教皇フランシスコの書簡――ヴァンスの発言への反論
上掲の雑誌タイトルにあった「教皇フランシスコの手紙」とは何かと言えば、2025年2月10日付で教皇フランシスコがアメリカの司教団に対して移民問題の件で送った書簡のことである。この書簡の中において、教皇は、「キリスト教の愛は、少しずつ他の人々やグループへと広がる同心円的な関心の拡大ではない」と述べた。この書簡においてはヴァンスの名前は明示されてはいないものの、この発言は、多くの論者によって、ヴァンスの発言に対する直接的な応答と解釈された。
まさに、上に紹介したヴァンス見解においては、「家族」から「隣人」へ、「隣人」から「コミュニティ」へ、「コミュニティ」から「自らの国の同胞」へ、そして、「自らの国の同胞」から「世界の残りの部分」へと自らを中心として同心円的な仕方で広がっていくような仕方で、他者への関心の拡大が語られていたのである。それに対して、教皇フランシスコは、次のように反論している。

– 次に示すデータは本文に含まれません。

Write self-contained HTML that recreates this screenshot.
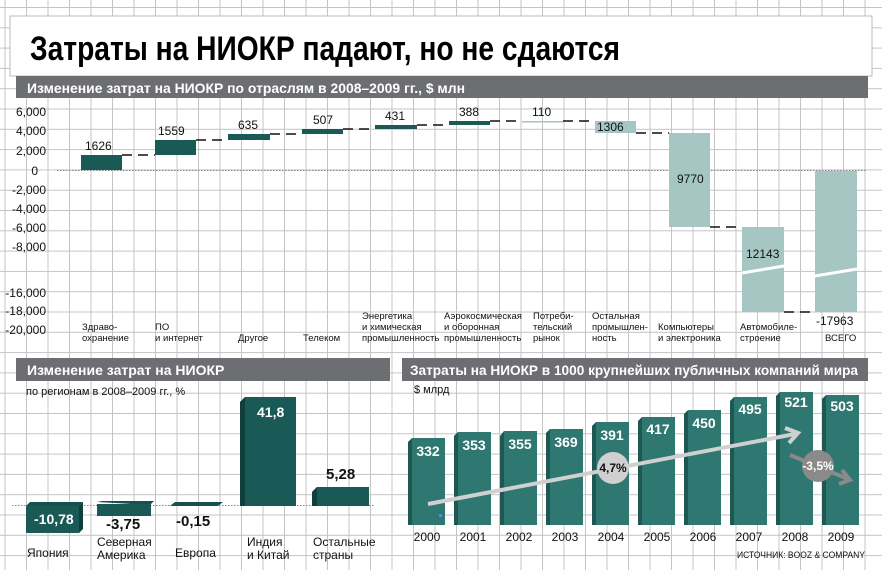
<!DOCTYPE html>
<html><head><meta charset="utf-8"><style>
body{margin:0;padding:0;background:#fff}
svg{display:block}
text{font-family:"Liberation Sans",sans-serif}
.ax{font-size:12px;fill:#111}
.cat{font-size:9.5px;fill:#111}
.wl{font-size:12px;fill:#111}
.bw{font-size:14px;font-weight:bold;fill:#fff}
.hd{font-size:14px;font-weight:bold;fill:#fff}
</style></head><body>
<svg width="882" height="570" viewBox="0 0 882 570" xmlns="http://www.w3.org/2000/svg">
<defs>
<pattern id="g" x="4.5" y="7" width="21.5" height="20.3" patternUnits="userSpaceOnUse">
<path d="M0.5 0V20.3M0 0.5H21.5" stroke="#c4c4c4" stroke-width="1" fill="none"/>
</pattern>
</defs>
<rect width="882" height="570" fill="#fff"/>
<rect width="882" height="570" fill="url(#g)"/>
<rect x="10" y="16" width="862" height="60" fill="#fff" stroke="#bbb"/>
<text x="30" y="60" font-size="34" font-weight="bold" fill="#000" textLength="590" lengthAdjust="spacingAndGlyphs">Затраты на НИОКР падают, но не сдаются</text>
<rect x="16" y="76" width="852" height="22" fill="#6d6e71"/>
<text class="hd" x="27" y="93" textLength="438" lengthAdjust="spacingAndGlyphs">Изменение затрат на НИОКР по отраслям в 2008–2009 гг., $ млн</text>
<g class="ax" text-anchor="end">
<text x="46" y="116">6,000</text><text x="46" y="135">4,000</text><text x="46" y="155">2,000</text>
<text x="38" y="175">0</text><text x="46" y="194">-2,000</text><text x="46" y="213">-4,000</text>
<text x="46" y="232">-6,000</text><text x="46" y="251">-8,000</text><text x="46" y="297">-16,000</text>
<text x="46" y="315">-18,000</text><text x="46" y="334">-20,000</text>
</g>
<line x1="57" y1="170.5" x2="866" y2="170.5" stroke="#888" stroke-dasharray="1.5 1.5"/>
<rect x="81" y="155" width="41" height="15" fill="#1a5a56"/>
<rect x="155" y="140" width="41" height="15" fill="#1a5a56"/>
<rect x="228" y="134" width="42" height="6" fill="#1a5a56"/>
<rect x="302" y="129" width="41" height="5" fill="#1a5a56"/>
<rect x="375" y="125" width="42" height="4" fill="#1a5a56"/>
<rect x="449" y="121" width="41" height="4" fill="#1a5a56"/>
<rect x="522" y="121" width="41" height="1.5" fill="#a6c6c4"/>
<rect x="595" y="121" width="41" height="12" fill="#a6c6c4"/>
<rect x="669" y="133" width="41" height="94" fill="#a6c6c4"/>
<rect x="742" y="227" width="42" height="85" fill="#a6c6c4"/>
<rect x="815" y="171" width="42" height="141" fill="#a6c6c4"/>
<line x1="742" y1="273" x2="784" y2="266" stroke="#fff" stroke-width="3"/>
<line x1="815" y1="276" x2="857" y2="269" stroke="#fff" stroke-width="3"/>
<g stroke="#111" stroke-width="1.5" stroke-dasharray="10 6">
<line x1="122" y1="155" x2="155" y2="155"/><line x1="196" y1="140" x2="228" y2="140"/>
<line x1="270" y1="134" x2="302" y2="134"/><line x1="343" y1="129" x2="375" y2="129"/>
<line x1="417" y1="125" x2="449" y2="125"/><line x1="490" y1="121" x2="522" y2="121"/>
<line x1="563" y1="121" x2="595" y2="121"/><line x1="636" y1="133" x2="669" y2="133"/>
<line x1="710" y1="227" x2="742" y2="227"/><line x1="784" y1="312" x2="815" y2="312"/>
</g>
<g class="wl">
<text x="85" y="150">1626</text><text x="158" y="135">1559</text><text x="238" y="129">635</text>
<text x="313" y="124">507</text><text x="385" y="120">431</text><text x="459" y="116">388</text>
<text x="532" y="116">110</text><text x="597" y="131">1306</text><text x="677" y="183">9770</text>
<text x="746" y="258">12143</text><text x="816" y="325">-17963</text>
</g>
<g class="cat">
<text x="82" y="330">Здраво-</text><text x="82" y="341">охранение</text>
<text x="155" y="330">ПО</text><text x="155" y="341">и интернет</text>
<text x="238" y="341">Другое</text>
<text x="303" y="341">Телеком</text>
<text x="362" y="319">Энергетика</text><text x="362" y="330">и химическая</text><text x="362" y="341">промышленность</text>
<text x="444" y="319">Аэрокосмическая</text><text x="444" y="330">и оборонная</text><text x="444" y="341">промышленность</text>
<text x="533" y="319">Потреби-</text><text x="533" y="330">тельский</text><text x="533" y="341">рынок</text>
<text x="592" y="319">Остальная</text><text x="592" y="330">промышлен-</text><text x="592" y="341">ность</text>
<text x="658" y="330">Компьютеры</text><text x="658" y="341">и электроника</text>
<text x="740" y="330">Автомобиле-</text><text x="740" y="341">строение</text>
<text x="825" y="341">ВСЕГО</text>
</g>
<rect x="16" y="358" width="374" height="23" fill="#6d6e71"/>
<text class="hd" x="27" y="375">Изменение затрат на НИОКР</text>
<text x="26" y="395" font-size="11" fill="#111">по регионам в 2008–2009 гг., %</text>
<line x1="12" y1="505.5" x2="375" y2="505.5" stroke="#888" stroke-dasharray="1.5 1.5"/>
<g fill="#16514d">
<polygon points="26,506 30,502 83,502 79,506"/><rect x="26" y="506" width="53" height="27" fill="#1a5a56"/><polygon points="79,506 83,502 83,529 79,533" fill="#103e3b"/>
<polygon points="97,502 102,501 154,501 150,505"/><rect x="97" y="504" width="54" height="12" fill="#1a5a56"/>
<polygon points="170,506 175,502 223,502 218,506"/>
<polygon points="240,402 245,397 296,397 296,506 240,506" fill="#1a5a56"/><polygon points="240,402 245,397 245,506 240,506" fill="#103e3b"/>
<polygon points="312,492 317,487 369,487 369,506 312,506" fill="#1a5a56"/><polygon points="312,492 317,487 317,506 312,506" fill="#103e3b"/>
</g>
<text class="bw" x="34" y="524" font-size="15">-10,78</text>
<text x="106" y="529" font-size="15" font-weight="bold" fill="#111">-3,75</text>
<text x="176" y="526" font-size="15" font-weight="bold" fill="#111">-0,15</text>
<text class="bw" x="257" y="417" font-size="15">41,8</text>
<text x="326" y="479" font-size="15" font-weight="bold" fill="#111">5,28</text>
<g font-size="12" fill="#111">
<text x="27" y="557">Япония</text>
<text x="97" y="546">Северная</text><text x="97" y="559">Америка</text>
<text x="175" y="557">Европа</text>
<text x="247" y="546">Индия</text><text x="247" y="559">и Китай</text>
<text x="313" y="546">Остальные</text><text x="313" y="559">страны</text>
</g>
<rect x="402" y="358" width="466" height="23" fill="#6d6e71"/>
<text class="hd" x="410" y="375" textLength="448" lengthAdjust="spacingAndGlyphs">Затраты на НИОКР в 1000 крупнейших публичных компаний мира</text>
<text x="414" y="393" font-size="11" fill="#111">$ млрд</text>
<g>
<polygon points="408,442 412,438 412,525 408,525" fill="#1f5752"/><rect x="412" y="438" width="33" height="87" fill="#2f7871"/>
<polygon points="454,436 458,432 458,525 454,525" fill="#1f5752"/><rect x="458" y="432" width="33" height="93" fill="#2f7871"/>
<polygon points="500,436 504,431 504,525 500,525" fill="#1f5752"/><rect x="504" y="431" width="33" height="94" fill="#2f7871"/>
<polygon points="546,433 550,429 550,525 546,525" fill="#1f5752"/><rect x="550" y="429" width="33" height="96" fill="#2f7871"/>
<polygon points="592,426 596,422 596,525 592,525" fill="#1f5752"/><rect x="596" y="422" width="33" height="103" fill="#2f7871"/>
<polygon points="638,421 642,417 642,525 638,525" fill="#1f5752"/><rect x="642" y="417" width="33" height="108" fill="#2f7871"/>
<polygon points="684,414 688,410 688,525 684,525" fill="#1f5752"/><rect x="688" y="410" width="33" height="115" fill="#2f7871"/>
<polygon points="730,401 734,397 734,525 730,525" fill="#1f5752"/><rect x="734" y="397" width="33" height="128" fill="#2f7871"/>
<polygon points="776,396 780,392 780,525 776,525" fill="#1f5752"/><rect x="780" y="392" width="33" height="133" fill="#2f7871"/>
<polygon points="822,399 826,395 826,525 822,525" fill="#1f5752"/><rect x="826" y="395" width="33" height="130" fill="#2f7871"/>
</g>
<g class="bw" text-anchor="middle">
<text x="428" y="456">332</text><text x="474" y="450">353</text><text x="520" y="449">355</text>
<text x="566" y="447">369</text><text x="612" y="440">391</text><text x="658" y="434">417</text>
<text x="704" y="428">450</text><text x="750" y="414">495</text><text x="796" y="407">521</text><text x="842" y="411">503</text>
</g>
<rect x="439" y="514" width="3" height="3" fill="#4a8cf0"/>
<line x1="428" y1="504" x2="795" y2="434" stroke="#d0d0d0" stroke-width="4"/>
<polyline points="785,428 798,433 789,443" fill="none" stroke="#d0d0d0" stroke-width="4"/>
<circle cx="613" cy="468" r="16" fill="#d0d0d0"/>
<text x="613" y="472" text-anchor="middle" font-size="12" font-weight="bold" fill="#111">4,7%</text>
<line x1="790" y1="455" x2="848" y2="479" stroke="#8a8a8a" stroke-width="4"/>
<polyline points="842,470 850,480 839,484" fill="none" stroke="#8a8a8a" stroke-width="4"/>
<circle cx="818" cy="466" r="16" fill="#8a8a8a"/>
<text x="818" y="470" text-anchor="middle" font-size="12" font-weight="bold" fill="#fff">-3,5%</text>
<g font-size="12" fill="#111" text-anchor="middle">
<text x="427" y="541">2000</text><text x="473" y="541">2001</text><text x="519" y="541">2002</text>
<text x="565" y="541">2003</text><text x="611" y="541">2004</text><text x="657" y="541">2005</text>
<text x="703" y="541">2006</text><text x="749" y="541">2007</text><text x="795" y="541">2008</text><text x="841" y="541">2009</text>
</g>
<text x="737" y="558" font-size="9.5" fill="#111" textLength="128" lengthAdjust="spacingAndGlyphs">ИСТОЧНИК: BOOZ &amp; COMPANY</text>
</svg>
</body></html>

人間は尊厳を持つ主体であり、すべての人々、とりわけ最も貧しい人々との構成的な関係を通じて、徐々に自らのアイデンティティと召命において成熟していくことができるのです。促進されなければならない真の「愛の秩序(ordo amoris)」は、「善きサマリア人」のたとえ話(「ルカによる福音書」第10章第25-37節)を常に黙想することを通じて私たちが見出すものなのです。つまり、例外なくすべての人に開かれた友愛を築きあげる愛について黙想することによってです。
ここにおいては、「構成的な関係(constitutive relationship)」という少し難しい表現が使われているが、その意味内容は必ずしも難しいものではない。人間にとって、他者との関係は、あってもなくてもよいようなただの偶然的な付加物なのではない。そうではなく、人間のアイデンティティは、他者との関係によって構成されている。まず私が確固とした輪郭を持った実体として存在し、それから他者との関係が始まるのではなく、他者との関係によってこそ私が私としての輪郭を持って立ち現れてくるのである。